Willem de Vries Lentsch

Personal information
- Full name: Willem de Vries Lentsch
- Nationality: Dutch
- Born: 10 September 1886 Nieuwendam, North Holland, Netherlands
- Died: 6 March 1980 (aged 93) Amsterdam, Netherlands

Sailing career
- Sport: Sailing
- Class(es): 12' Dinghy, Star

Medal record
Sailing
Representing Netherlands
Olympic Games
| Bronze medal – third place | 1936 Berlin | Star |

= Willem de Vries Lentsch =

Dutch sailor (1886–1980)

Willem de Vries Lentsch (10 September 1886 – 6 March 1980) was a sailor from the Netherlands, who represented his native country at the 1928 Summer Olympics in Amsterdam in the 12' Dinghy. In 1936, with Bob Maas as helmsmen, De Vries Lentsch took part in the Dutch Star BEM II and took the Bronze.

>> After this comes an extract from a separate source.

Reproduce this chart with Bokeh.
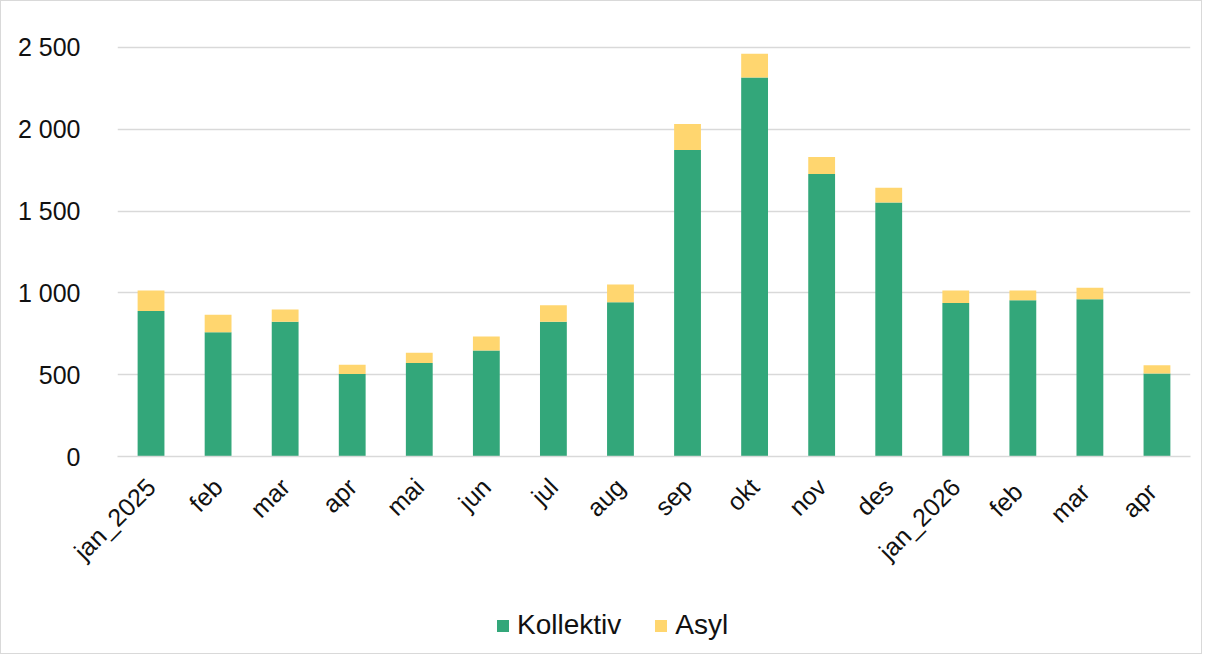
from bokeh.plotting import figure
from bokeh.layouts import column
from bokeh.models import ColumnDataSource, FactorRange, Range1d, Legend, LegendItem, CustomJSTickFormatter, FixedTicker
from bokeh.embed import file_html
from bokeh.resources import INLINE
import math

months = ["jan_2025", "feb", "mar", "apr", "mai", "jun", "jul", "aug", "sep", "okt",
          "nov", "des", "jan_2026", "feb ", "mar ", "apr "]
kollektiv = [890, 760, 823, 504, 571, 648, 823, 943, 1874, 2317, 1727, 1553, 939, 955, 961, 508]
asyl = [124, 106, 75, 57, 63, 86, 101, 108, 158, 144, 104, 89, 75, 59, 71, 49]
series = ["Kollektiv", "Asyl"]
colors = ["#33A77A", "#FFD66F"]
y_ticks = [0, 500, 1000, 1500, 2000, 2500]

source = ColumnDataSource(data=dict(month=months, Kollektiv=kollektiv, Asyl=asyl))

p = figure(x_range=FactorRange(*months, range_padding=0), y_range=Range1d(0, 2665),
           width=1200, height=600, output_backend="svg", toolbar_location=None,
           min_border_left=116, min_border_right=11, min_border_top=19, min_border_bottom=145)

p.vbar_stack(series, x="month", width=0.4, color=colors, source=source, line_color=None)

p.outline_line_color = None
p.xgrid.grid_line_color = None
p.ygrid.grid_line_color = "#d9d9d9"
p.ygrid.grid_line_width = 1.5
p.yaxis.ticker = FixedTicker(ticks=y_ticks)
p.yaxis.formatter = CustomJSTickFormatter(code="return tick.toString().replace(/\\B(?=(\\d{3})+(?!\\d))/g, ' ');")
p.yaxis.axis_line_color = None
p.yaxis.major_tick_line_color = None
p.yaxis.minor_tick_line_color = None
p.yaxis.major_label_text_font = "Liberation Sans"
p.yaxis.major_label_text_font_size = "25px"
p.yaxis.major_label_text_color = "#111111"
p.yaxis.major_label_standoff = 31

p.xaxis.axis_line_color = "#d9d9d9"
p.xaxis.axis_line_width = 1.5
p.xaxis.major_tick_line_color = None
p.xaxis.minor_tick_line_color = None
p.xaxis.major_label_orientation = math.pi / 4
p.xaxis.major_label_text_font = "Liberation Sans"
p.xaxis.major_label_text_font_size = "25px"
p.xaxis.major_label_text_color = "#111111"
p.xaxis.major_label_standoff = 20

# legend strip below the chart
lg = figure(width=1200, height=52, x_range=Range1d(0, 1), y_range=Range1d(0, 1),
            output_backend="svg", toolbar_location=None, min_border=0)
lg.axis.visible = False
lg.grid.grid_line_color = None
lg.outline_line_color = None
items = []
for s, c in zip(series, colors):
    r = lg.vbar(x=[-5], top=[-5], width=0.1, color=c, line_color=None)
    items.append(LegendItem(label=s, renderers=[r]))
legend = Legend(items=items, orientation="horizontal", location=(378, 12),
                label_text_font="Liberation Sans", label_text_font_size="28px",
                label_text_color="#111111", glyph_width=15, glyph_height=15,
                spacing=32, label_standoff=7, border_line_color=None,
                background_fill_alpha=0, padding=4, margin=0)
lg.add_layout(legend, "center")

layout = column(p, lg, spacing=0, styles={"border": "1px solid #d9d9d9"})

open("out.html", "w").write(file_html(layout, INLINE))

Willem de Vries Lentsch is the younger brother of Gerard de Vries Lentsch and the father of Wim de Vries Lentsch.

==Sources==
- "Willem de Vries Lentsch Bio, Stats, and Results"
- "Zeilen, een bij uitstek Nederlandsche sport. De Olympische wedstrijden ditmaal zeer goed bezet. — Wat zal de wind doen ?" (1928)
- "The Ninth Olympiad Amsterdam 1928:Officiel Report" (1928)
- "Na de Olympische Spelen te Berlijn. Ons land behoort tot de sterkste Sport-naties der wereld." (1936)
- "The XITH Olympic Games Berlin, 1936: Officiel Report, Volume I" (1936)
- "The XITH Olympic Games Berlin, 1936: Officiel Report, Volume II" (1936)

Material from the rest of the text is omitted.